Analytic results for planar three-loop integrals for massive form factors
Johannes M. Henn, Alexander V. Smirnov, Vladimir A. Smirnov
TL;DR
The paper addresses analytic evaluation of planar three-loop Feynman integrals contributing to heavy-quark form factors with two on-shell legs ($p_1^2=p_2^2=m^2$). It employs the differential equations approach in a uniformly transcendental basis to obtain analytic results, using a four-letter alphabet in the differential equations and solving via Chen iterated integrals and Goncharov polylogarithms. The main results are 90 master integrals at general momentum transfer $q^2$ expressed in multiple polylogarithms, and 51 threshold master integrals at $q^2=4m^2$ expressed in terms of Goncharov polylogarithms at unity with indices drawn from a seven-letter alphabet including sixth roots of unity. Threshold matching is achieved by expansion by regions and a careful DE analysis near the singular point $x=-1$, including a naive derivative trick to access single-scale contributions.

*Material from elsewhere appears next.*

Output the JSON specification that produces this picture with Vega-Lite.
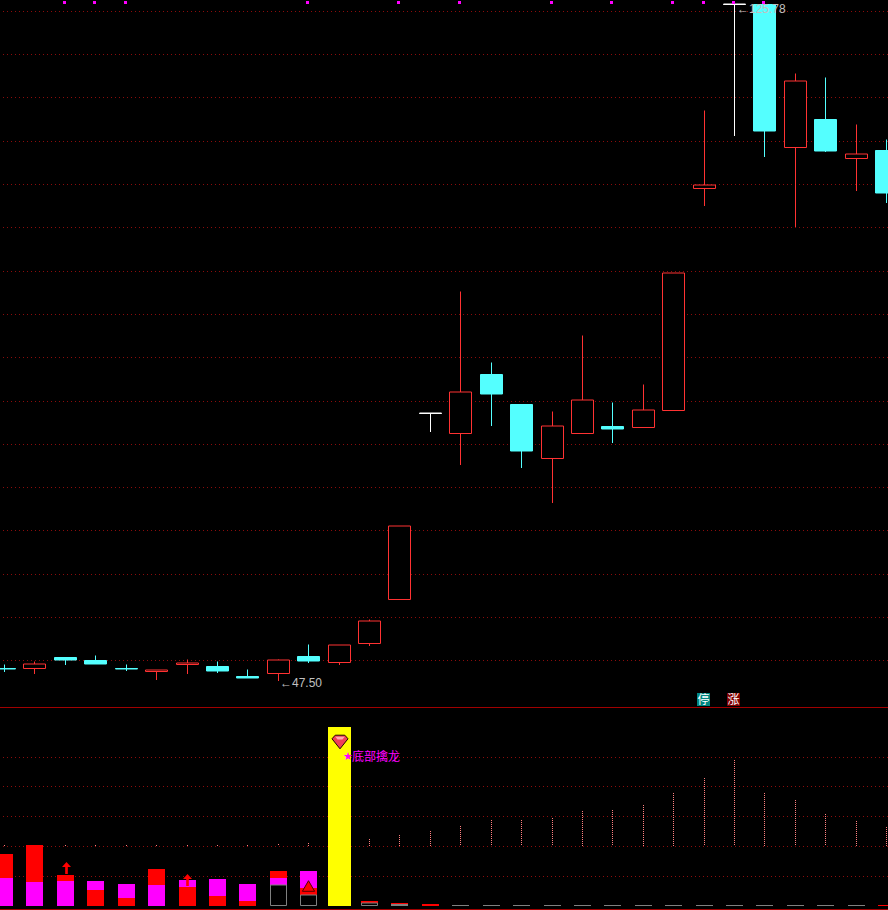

The work provides analytic data and ancillary files enabling precise three-loop computations in heavy-quark form factors and informs future extensions to related kinematics.
Abstract
We use the method of differential equations to analytically evaluate all planar three-loop Feynman integrals relevant for form factor calculations involving massive particles. Our results for ninety master integrals at general $q^2$ are expressed in terms of multiple polylogarithms, and results for fiftyone master integrals at the threshold $q^2=4m^2$ are expressed in terms of multiple polylogarithms of argument one, with indices equal to zero or to a sixth root of unity.